◆ **Records for processing**
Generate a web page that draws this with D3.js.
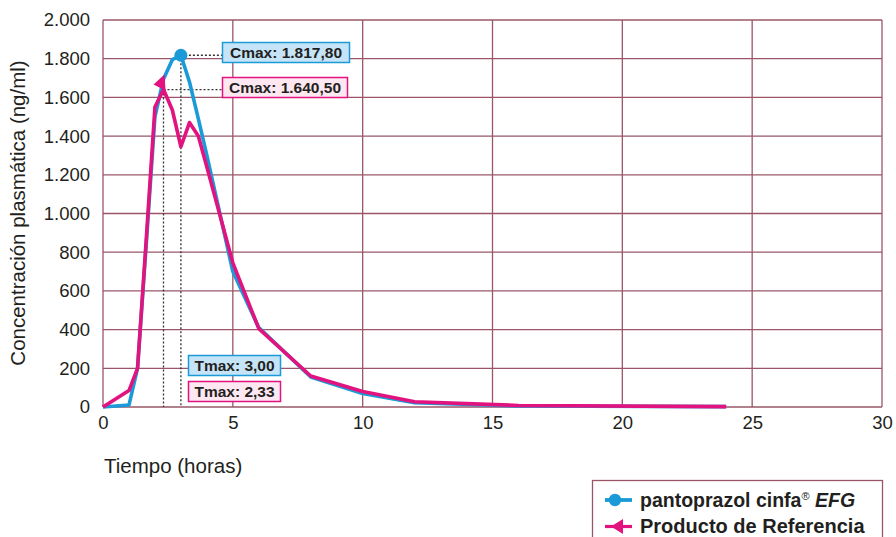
<!DOCTYPE html>
<html><head><meta charset="utf-8">
<script src="https://cdn.jsdelivr.net/npm/d3@7"></script>
<style>body{margin:0;background:#fff}svg{display:block}</style>
</head><body>
<svg id="c" width="896" height="537"></svg>
<script>
const times = [0, 1, 1.33, 1.67, 2, 2.33, 2.67, 3, 3.33, 3.67, 4, 5, 6, 8, 10, 12, 16, 24];
const cinfa = [0, 10, 200, 850, 1500, 1695, 1795, 1817.8, 1680, 1490, 1300, 700, 410, 155, 70, 22, 5, 2];
const referencia = [0, 85, 200, 875, 1550, 1640.5, 1535, 1345, 1470, 1400, 1240, 745, 405, 160, 80, 27, 8, 2];
const xTicks = [0, 5, 10, 15, 20, 25, 30];
const yTicks = [0, 200, 400, 600, 800, 1000, 1200, 1400, 1600, 1800, 2000];
const peaks = [
  {t: 3.00, c: 1817.8, cLabel: "Cmax: 1.817,80", tLabel: "Tmax: 3,00", series: "cinfa"},
  {t: 2.33, c: 1640.5, cLabel: "Cmax: 1.640,50", tLabel: "Tmax: 2,33", series: "ref"}
];

const BLUE = "#1b9ad8", PINK = "#e2127f", GRID = "#9a5668", TXT = "#231f20";
const svg = d3.select("#c");
const x = d3.scaleLinear().domain([0, 30]).range([103, 882]);
const y = d3.scaleLinear().domain([0, 2000]).range([407, 20]);
const font = "'Liberation Sans', Arial, Helvetica, sans-serif";

// grid
const g = svg.append("g");
g.selectAll(".hg").data(yTicks).join("line")
  .attr("x1", x(0)).attr("x2", x(30)).attr("y1", d => y(d)).attr("y2", d => y(d))
  .attr("stroke", GRID).attr("stroke-width", 1.3);
g.selectAll(".vg").data(xTicks).join("line")
  .attr("x1", d => x(d)).attr("x2", d => x(d)).attr("y1", y(0)).attr("y2", y(2000))
  .attr("stroke", GRID).attr("stroke-width", 1.3);

// axes labels via d3 axes
const fmt = d => d3.format(",")(d).replace(/,/g, ".");
const ya = svg.append("g").attr("transform", `translate(${x(0)},0)`)
  .call(d3.axisLeft(y).tickValues(yTicks).tickFormat(fmt).tickSize(0).tickPadding(13));
const xa = svg.append("g").attr("transform", `translate(0,${y(0)})`)
  .call(d3.axisBottom(x).tickValues(xTicks).tickSize(0).tickPadding(9));
[ya, xa].forEach(a => {
  a.select(".domain").remove();
  a.selectAll("text").attr("font-family", font).attr("font-size", 18.5).attr("fill", TXT);
});

svg.append("text").attr("transform", `translate(25,213) rotate(-90)`)
  .attr("text-anchor", "middle").attr("font-family", font).attr("font-size", 20.5).attr("fill", TXT)
  .text("Concentración plasmática (ng/ml)");
svg.append("text").attr("x", 104).attr("y", 473)
  .attr("font-family", font).attr("font-size", 20.5).attr("fill", TXT)
  .text("Tiempo (horas)");

// dotted guides
const guides = svg.append("g").attr("stroke", "#333").attr("stroke-width", 1.3).attr("stroke-dasharray", "2,2").attr("fill", "none");
peaks.forEach(p => {
  guides.append("line").attr("x1", x(p.t)).attr("x2", x(p.t)).attr("y1", y(p.c)).attr("y2", y(0));
  guides.append("line").attr("x1", x(p.t)).attr("x2", 222).attr("y1", y(p.c)).attr("y2", y(p.c));
});

// lines
const line = d3.line().x((d, i) => x(times[i])).y(d => y(d));
svg.append("path").datum(cinfa).attr("d", line).attr("fill", "none")
  .attr("stroke", BLUE).attr("stroke-width", 3.6).attr("stroke-linejoin", "round");
svg.append("path").datum(referencia).attr("d", line).attr("fill", "none")
  .attr("stroke", PINK).attr("stroke-width", 3.6).attr("stroke-linejoin", "round");

// markers
svg.append("circle").attr("cx", x(peaks[0].t)).attr("cy", y(peaks[0].c)).attr("r", 6.5).attr("fill", BLUE);
svg.append("path").attr("transform", `translate(${x(peaks[1].t)},${y(peaks[1].c)})`)
  .attr("d", "M-10,-5 L1,-15 L2,1 Z").attr("fill", PINK);

// label boxes
function box(bx, by, w, h, fill, stroke, label) {
  svg.append("rect").attr("x", bx).attr("y", by).attr("width", w).attr("height", h)
    .attr("fill", fill).attr("stroke", stroke).attr("stroke-width", 1.5);
  svg.append("text").attr("x", bx + w / 2).attr("y", by + h / 2 + 5.5).attr("text-anchor", "middle")
    .attr("font-family", font).attr("font-weight", "bold").attr("font-size", 15.5).attr("fill", TXT).text(label);
}
box(222.5, 42.5, 127, 20, "#c6e4f7", BLUE, peaks[0].cLabel);
box(222.5, 77.5, 125, 20, "#fde7f1", PINK, peaks[1].cLabel);
box(188.5, 355.5, 92, 20, "#c6e4f7", BLUE, peaks[0].tLabel);
box(188.5, 381.5, 92, 20, "#fde7f1", PINK, peaks[1].tLabel);

// legend
const lg = svg.append("g");
lg.append("rect").attr("x", 592.5).attr("y", 480.5).attr("width", 290).attr("height", 70)
  .attr("fill", "#fff").attr("stroke", GRID).attr("stroke-width", 1.3);
lg.append("line").attr("x1", 605).attr("x2", 632).attr("y1", 500).attr("y2", 500).attr("stroke", BLUE).attr("stroke-width", 3.8);
lg.append("circle").attr("cx", 615).attr("cy", 500).attr("r", 6.2).attr("fill", BLUE);
lg.append("line").attr("x1", 605).attr("x2", 632).attr("y1", 526.5).attr("y2", 526.5).attr("stroke", PINK).attr("stroke-width", 3.2);
lg.append("path").attr("transform", "translate(617,526.5)").attr("d", "M-6,0 L6,-7.5 L6,7.5 Z").attr("fill", PINK);
const t1 = lg.append("text").attr("x", 640).attr("y", 507).attr("font-family", font).attr("font-size", 19.5)
  .attr("font-weight", "bold").attr("fill", TXT);
t1.append("tspan").text("pantoprazol cinfa");
t1.append("tspan").text("®").attr("font-size", 11).attr("font-weight", "normal").attr("dy", -7);
t1.append("tspan").text(" EFG").attr("font-style", "italic").attr("dy", 7);
lg.append("text").attr("x", 640).attr("y", 533).attr("font-family", font).attr("font-size", 20)
  .attr("font-weight", "bold").attr("fill", TXT).text("Producto de Referencia");
</script>
</body></html>
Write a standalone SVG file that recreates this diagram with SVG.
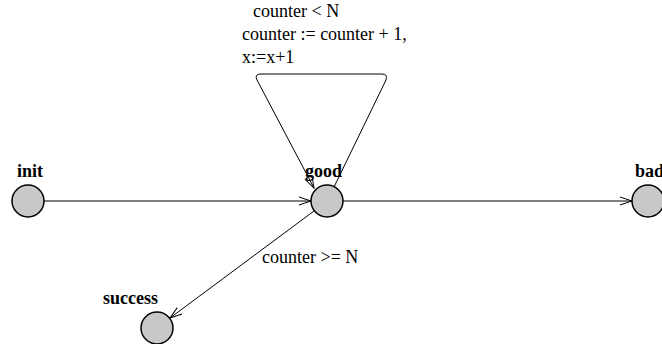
<svg xmlns="http://www.w3.org/2000/svg" width="662" height="344" viewBox="0 0 662 344">
<defs>
<marker id="arr" markerWidth="14" markerHeight="10" refX="13" refY="5" orient="auto" markerUnits="userSpaceOnUse">
<path d="M1,1 L13,5 L1,9" fill="none" stroke="#000" stroke-width="1"/>
</marker>
<style>
.node{fill:#c8c8c8;stroke:#000;stroke-width:1.5}
.lbl{font-family:"Liberation Serif",serif;font-size:18px;font-weight:bold;fill:#000}
.txt{font-family:"Liberation Serif",serif;font-size:18px;fill:#000}
.edge{fill:none;stroke:#000;stroke-width:1}
</style>
</defs>
<rect width="662" height="344" fill="#fff"/>
<g id="connectors">
<line class="edge" x1="44" y1="201" x2="311" y2="201" marker-end="url(#arr)"/>
<line class="edge" x1="343" y1="201" x2="632" y2="201" marker-end="url(#arr)"/>
<line class="edge" x1="314" y1="211" x2="170" y2="318" marker-end="url(#arr)"/>
<path class="edge" d="M334,187 L386,80 Q388,74 382,74 L261,74 Q254,74 257,80 L314,188" marker-end="url(#arr)"/>
<text class="txt" x="262" y="263">counter &gt;= N</text>
<text class="txt" x="253" y="17">counter &lt; N</text>
<text class="txt" x="242" y="40">counter := counter + 1,</text>
<text class="txt" x="242" y="63">x:=x+1</text>
</g>
<g id="init">
<circle class="node" cx="28" cy="201" r="16"/>
<text class="lbl" x="17" y="177">init</text>
</g>
<g id="good">
<circle class="node" cx="327" cy="201" r="16"/>
<text class="lbl" x="305" y="177">good</text>
</g>
<g id="bad">
<circle class="node" cx="648" cy="201" r="16"/>
<text class="lbl" x="635" y="177">bad</text>
</g>
<g id="success">
<circle class="node" cx="157" cy="328" r="16"/>
<text class="lbl" x="103" y="304">success</text>
</g>
</svg>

◆ **Task prompt**
Give only the number of lines in the material above where the string "that" appears.

◆ **Right answer**
2